_TASK STATEMENT_. Omit all images, then return the remaining material exactly as it stands.

● ● ●

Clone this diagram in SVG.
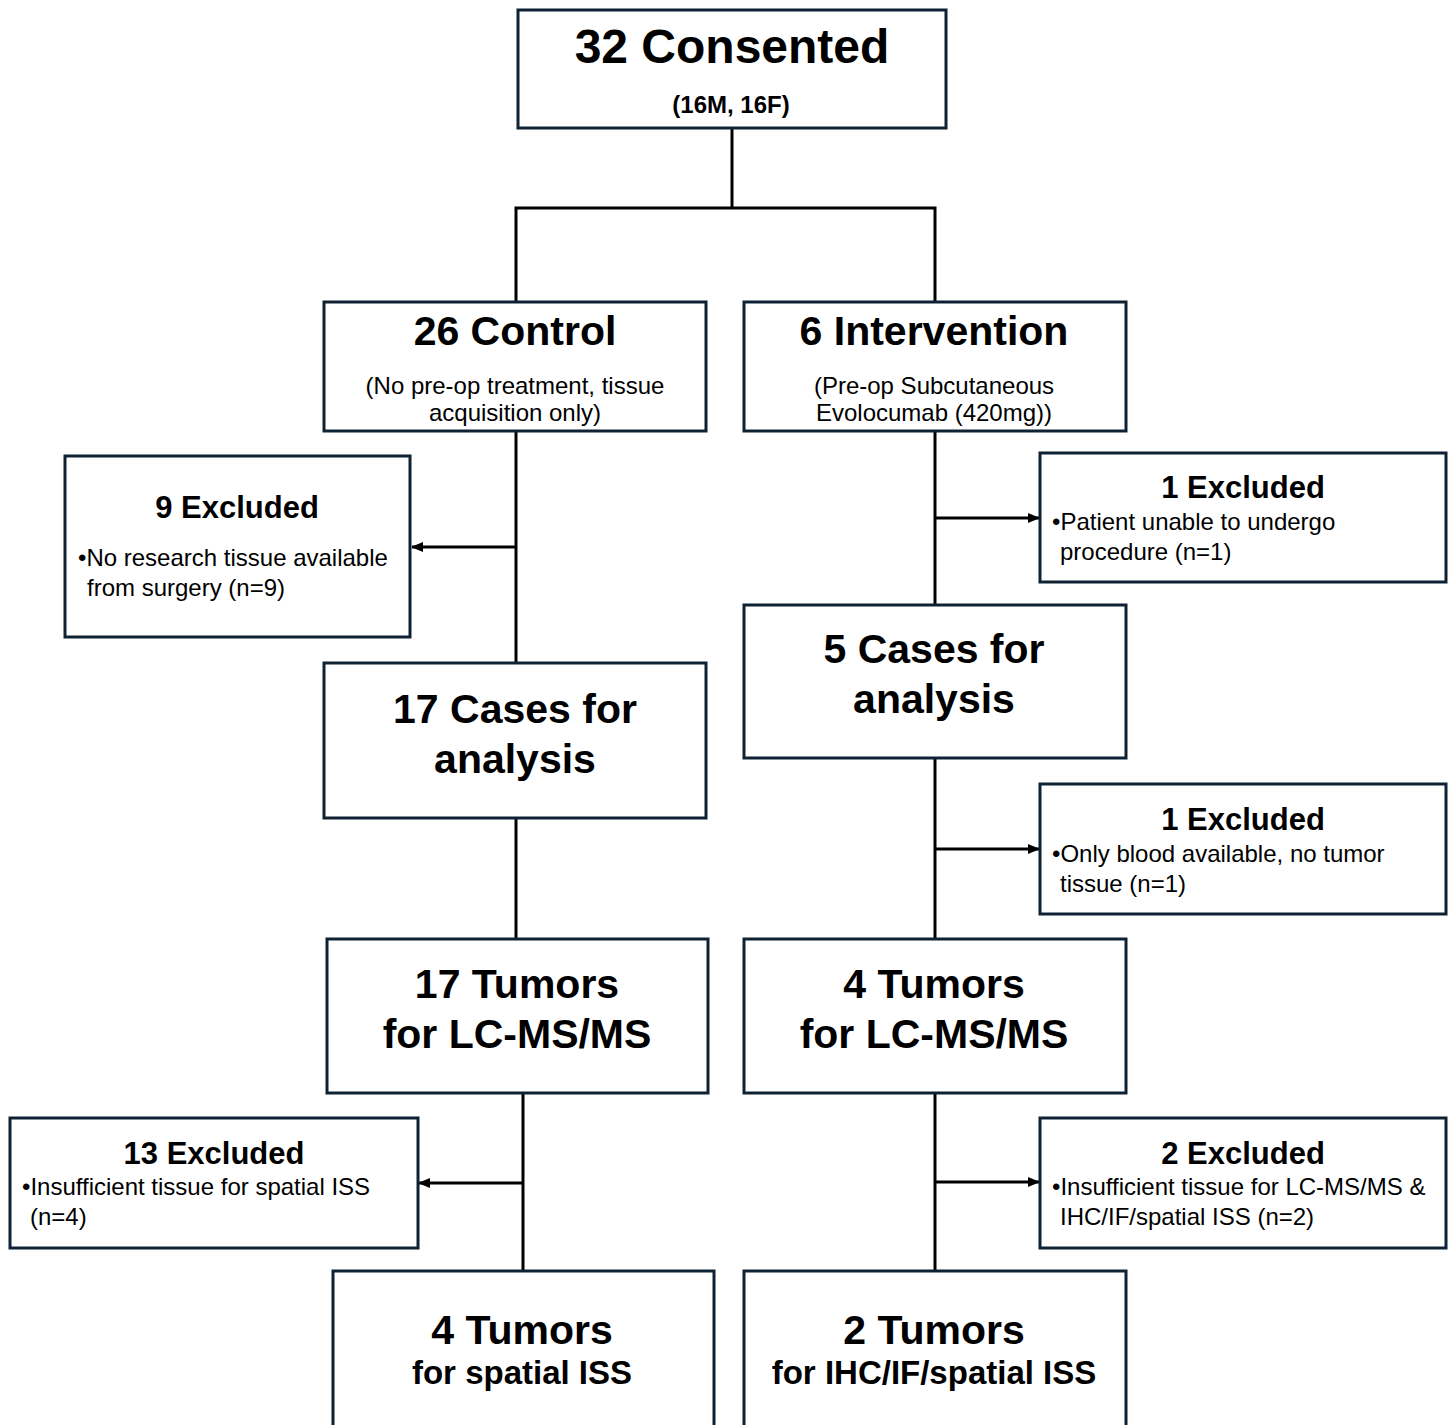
<svg xmlns="http://www.w3.org/2000/svg" width="1453" height="1425" viewBox="0 0 1453 1425">
<style>
.box{fill:#fff;stroke:#0f2233;stroke-width:3}
.ln{fill:none;stroke:#000;stroke-width:3}
text{font-family:"Liberation Sans",Arial,sans-serif;fill:#000}
.h1{font-size:48px;font-weight:bold;text-anchor:middle}
.h2{font-size:41px;font-weight:bold;text-anchor:middle}
.h3{font-size:31px;font-weight:bold;text-anchor:middle}
.sub{font-size:24px;text-anchor:middle}
.subb{font-size:24px;font-weight:bold;text-anchor:middle}
.sm{font-size:33px;font-weight:bold;text-anchor:middle}
.ex{font-size:24px}
</style>
<defs>
<marker id="ah" markerWidth="12" markerHeight="10" refX="11" refY="5" orient="auto" markerUnits="userSpaceOnUse">
<path d="M0,0 L12,5 L0,10 Z" fill="#000"/>
</marker>
</defs>
<g id="connectors">
<polyline class="ln" points="732,128 732,208"/>
<polyline class="ln" points="516,302 516,208 935,208 935,302"/>
<line class="ln" x1="516" y1="431" x2="516" y2="663"/>
<line class="ln" x1="516" y1="547" x2="412" y2="547" marker-end="url(#ah)"/>
<line class="ln" x1="935" y1="431" x2="935" y2="605"/>
<line class="ln" x1="935" y1="518" x2="1039" y2="518" marker-end="url(#ah)"/>
<line class="ln" x1="516" y1="818" x2="516" y2="939"/>
<line class="ln" x1="935" y1="758" x2="935" y2="939"/>
<line class="ln" x1="935" y1="849" x2="1039" y2="849" marker-end="url(#ah)"/>
<line class="ln" x1="523" y1="1093" x2="523" y2="1271"/>
<line class="ln" x1="523" y1="1183" x2="419" y2="1183" marker-end="url(#ah)"/>
<line class="ln" x1="935" y1="1093" x2="935" y2="1271"/>
<line class="ln" x1="935" y1="1182" x2="1039" y2="1182" marker-end="url(#ah)"/>
</g>
<g id="consented">
<rect class="box" x="518" y="10" width="428" height="118"/>
<text class="h1" x="732" y="63">32 Consented</text>
<text class="subb" x="731" y="113">(16M, 16F)</text>
</g>
<g id="control">
<rect class="box" x="324" y="302" width="382" height="129"/>
<text class="h2" x="515" y="345">26 Control</text>
<text class="sub" x="515" y="394">(No pre-op treatment, tissue</text>
<text class="sub" x="515" y="421">acquisition only)</text>
</g>
<g id="intervention">
<rect class="box" x="744" y="302" width="382" height="129"/>
<text class="h2" x="934" y="345">6 Intervention</text>
<text class="sub" x="934" y="394">(Pre-op Subcutaneous</text>
<text class="sub" x="934" y="421">Evolocumab (420mg))</text>
</g>
<g id="excluded9">
<rect class="box" x="65" y="456" width="345" height="181"/>
<text class="h3" x="237" y="518">9 Excluded</text>
<text class="ex" x="78" y="566">•No research tissue available</text>
<text class="ex" x="87" y="596">from surgery (n=9)</text>
</g>
<g id="excluded1a">
<rect class="box" x="1040" y="453" width="406" height="129"/>
<text class="h3" x="1243" y="498">1 Excluded</text>
<text class="ex" x="1052" y="530">•Patient unable to undergo</text>
<text class="ex" x="1060" y="560">procedure (n=1)</text>
</g>
<g id="cases5">
<rect class="box" x="744" y="605" width="382" height="153"/>
<text class="h2" x="934" y="663">5 Cases for</text>
<text class="h2" x="934" y="713">analysis</text>
</g>
<g id="cases17">
<rect class="box" x="324" y="663" width="382" height="155"/>
<text class="h2" x="515" y="723">17 Cases for</text>
<text class="h2" x="515" y="773">analysis</text>
</g>
<g id="excluded1b">
<rect class="box" x="1040" y="784" width="406" height="130"/>
<text class="h3" x="1243" y="830">1 Excluded</text>
<text class="ex" x="1052" y="862">•Only blood available, no tumor</text>
<text class="ex" x="1060" y="892">tissue (n=1)</text>
</g>
<g id="tumors17">
<rect class="box" x="327" y="939" width="381" height="154"/>
<text class="h2" x="517" y="998">17 Tumors</text>
<text class="h2" x="517" y="1048">for LC-MS/MS</text>
</g>
<g id="tumors4">
<rect class="box" x="744" y="939" width="382" height="154"/>
<text class="h2" x="934" y="998">4 Tumors</text>
<text class="h2" x="934" y="1048">for LC-MS/MS</text>
</g>
<g id="excluded13">
<rect class="box" x="10" y="1118" width="408" height="130"/>
<text class="h3" x="214" y="1164">13 Excluded</text>
<text class="ex" x="22" y="1195">•Insufficient tissue for spatial ISS</text>
<text class="ex" x="30" y="1225">(n=4)</text>
</g>
<g id="excluded2">
<rect class="box" x="1040" y="1118" width="406" height="130"/>
<text class="h3" x="1243" y="1164">2 Excluded</text>
<text class="ex" x="1052" y="1195">•Insufficient tissue for LC-MS/MS &amp;</text>
<text class="ex" x="1060" y="1225">IHC/IF/spatial ISS (n=2)</text>
</g>
<g id="tumors4spatial">
<rect class="box" x="333" y="1271" width="381" height="160"/>
<text class="h2" x="522" y="1344">4 Tumors</text>
<text class="sm" x="522" y="1384">for spatial ISS</text>
</g>
<g id="tumors2">
<rect class="box" x="744" y="1271" width="382" height="160"/>
<text class="h2" x="934" y="1344">2 Tumors</text>
<text class="sm" x="934" y="1384">for IHC/IF/spatial ISS</text>
</g>
</svg>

● ● ●

_EXERCISE SOLUTION_.
Clone this diagram in SVG.
<svg xmlns="http://www.w3.org/2000/svg" width="1453" height="1425" viewBox="0 0 1453 1425">
<style>
.box{fill:#fff;stroke:#0f2233;stroke-width:3}
.ln{fill:none;stroke:#000;stroke-width:3}
text{font-family:"Liberation Sans",Arial,sans-serif;fill:#000}
.h1{font-size:48px;font-weight:bold;text-anchor:middle}
.h2{font-size:41px;font-weight:bold;text-anchor:middle}
.h3{font-size:31px;font-weight:bold;text-anchor:middle}
.sub{font-size:24px;text-anchor:middle}
.subb{font-size:24px;font-weight:bold;text-anchor:middle}
.sm{font-size:33px;font-weight:bold;text-anchor:middle}
.ex{font-size:24px}
</style>
<defs>
<marker id="ah" markerWidth="12" markerHeight="10" refX="11" refY="5" orient="auto" markerUnits="userSpaceOnUse">
<path d="M0,0 L12,5 L0,10 Z" fill="#000"/>
</marker>
</defs>
<g id="connectors">
<polyline class="ln" points="732,128 732,208"/>
<polyline class="ln" points="516,302 516,208 935,208 935,302"/>
<line class="ln" x1="516" y1="431" x2="516" y2="663"/>
<line class="ln" x1="516" y1="547" x2="412" y2="547" marker-end="url(#ah)"/>
<line class="ln" x1="935" y1="431" x2="935" y2="605"/>
<line class="ln" x1="935" y1="518" x2="1039" y2="518" marker-end="url(#ah)"/>
<line class="ln" x1="516" y1="818" x2="516" y2="939"/>
<line class="ln" x1="935" y1="758" x2="935" y2="939"/>
<line class="ln" x1="935" y1="849" x2="1039" y2="849" marker-end="url(#ah)"/>
<line class="ln" x1="523" y1="1093" x2="523" y2="1271"/>
<line class="ln" x1="523" y1="1183" x2="419" y2="1183" marker-end="url(#ah)"/>
<line class="ln" x1="935" y1="1093" x2="935" y2="1271"/>
<line class="ln" x1="935" y1="1182" x2="1039" y2="1182" marker-end="url(#ah)"/>
</g>
<g id="consented">
<rect class="box" x="518" y="10" width="428" height="118"/>
<text class="h1" x="732" y="63">32 Consented</text>
<text class="subb" x="731" y="113">(16M, 16F)</text>
</g>
<g id="control">
<rect class="box" x="324" y="302" width="382" height="129"/>
<text class="h2" x="515" y="345">26 Control</text>
<text class="sub" x="515" y="394">(No pre-op treatment, tissue</text>
<text class="sub" x="515" y="421">acquisition only)</text>
</g>
<g id="intervention">
<rect class="box" x="744" y="302" width="382" height="129"/>
<text class="h2" x="934" y="345">6 Intervention</text>
<text class="sub" x="934" y="394">(Pre-op Subcutaneous</text>
<text class="sub" x="934" y="421">Evolocumab (420mg))</text>
</g>
<g id="excluded9">
<rect class="box" x="65" y="456" width="345" height="181"/>
<text class="h3" x="237" y="518">9 Excluded</text>
<text class="ex" x="78" y="566">•No research tissue available</text>
<text class="ex" x="87" y="596">from surgery (n=9)</text>
</g>
<g id="excluded1a">
<rect class="box" x="1040" y="453" width="406" height="129"/>
<text class="h3" x="1243" y="498">1 Excluded</text>
<text class="ex" x="1052" y="530">•Patient unable to undergo</text>
<text class="ex" x="1060" y="560">procedure (n=1)</text>
</g>
<g id="cases5">
<rect class="box" x="744" y="605" width="382" height="153"/>
<text class="h2" x="934" y="663">5 Cases for</text>
<text class="h2" x="934" y="713">analysis</text>
</g>
<g id="cases17">
<rect class="box" x="324" y="663" width="382" height="155"/>
<text class="h2" x="515" y="723">17 Cases for</text>
<text class="h2" x="515" y="773">analysis</text>
</g>
<g id="excluded1b">
<rect class="box" x="1040" y="784" width="406" height="130"/>
<text class="h3" x="1243" y="830">1 Excluded</text>
<text class="ex" x="1052" y="862">•Only blood available, no tumor</text>
<text class="ex" x="1060" y="892">tissue (n=1)</text>
</g>
<g id="tumors17">
<rect class="box" x="327" y="939" width="381" height="154"/>
<text class="h2" x="517" y="998">17 Tumors</text>
<text class="h2" x="517" y="1048">for LC-MS/MS</text>
</g>
<g id="tumors4">
<rect class="box" x="744" y="939" width="382" height="154"/>
<text class="h2" x="934" y="998">4 Tumors</text>
<text class="h2" x="934" y="1048">for LC-MS/MS</text>
</g>
<g id="excluded13">
<rect class="box" x="10" y="1118" width="408" height="130"/>
<text class="h3" x="214" y="1164">13 Excluded</text>
<text class="ex" x="22" y="1195">•Insufficient tissue for spatial ISS</text>
<text class="ex" x="30" y="1225">(n=4)</text>
</g>
<g id="excluded2">
<rect class="box" x="1040" y="1118" width="406" height="130"/>
<text class="h3" x="1243" y="1164">2 Excluded</text>
<text class="ex" x="1052" y="1195">•Insufficient tissue for LC-MS/MS &amp;</text>
<text class="ex" x="1060" y="1225">IHC/IF/spatial ISS (n=2)</text>
</g>
<g id="tumors4spatial">
<rect class="box" x="333" y="1271" width="381" height="160"/>
<text class="h2" x="522" y="1344">4 Tumors</text>
<text class="sm" x="522" y="1384">for spatial ISS</text>
</g>
<g id="tumors2">
<rect class="box" x="744" y="1271" width="382" height="160"/>
<text class="h2" x="934" y="1344">2 Tumors</text>
<text class="sm" x="934" y="1384">for IHC/IF/spatial ISS</text>
</g>
</svg>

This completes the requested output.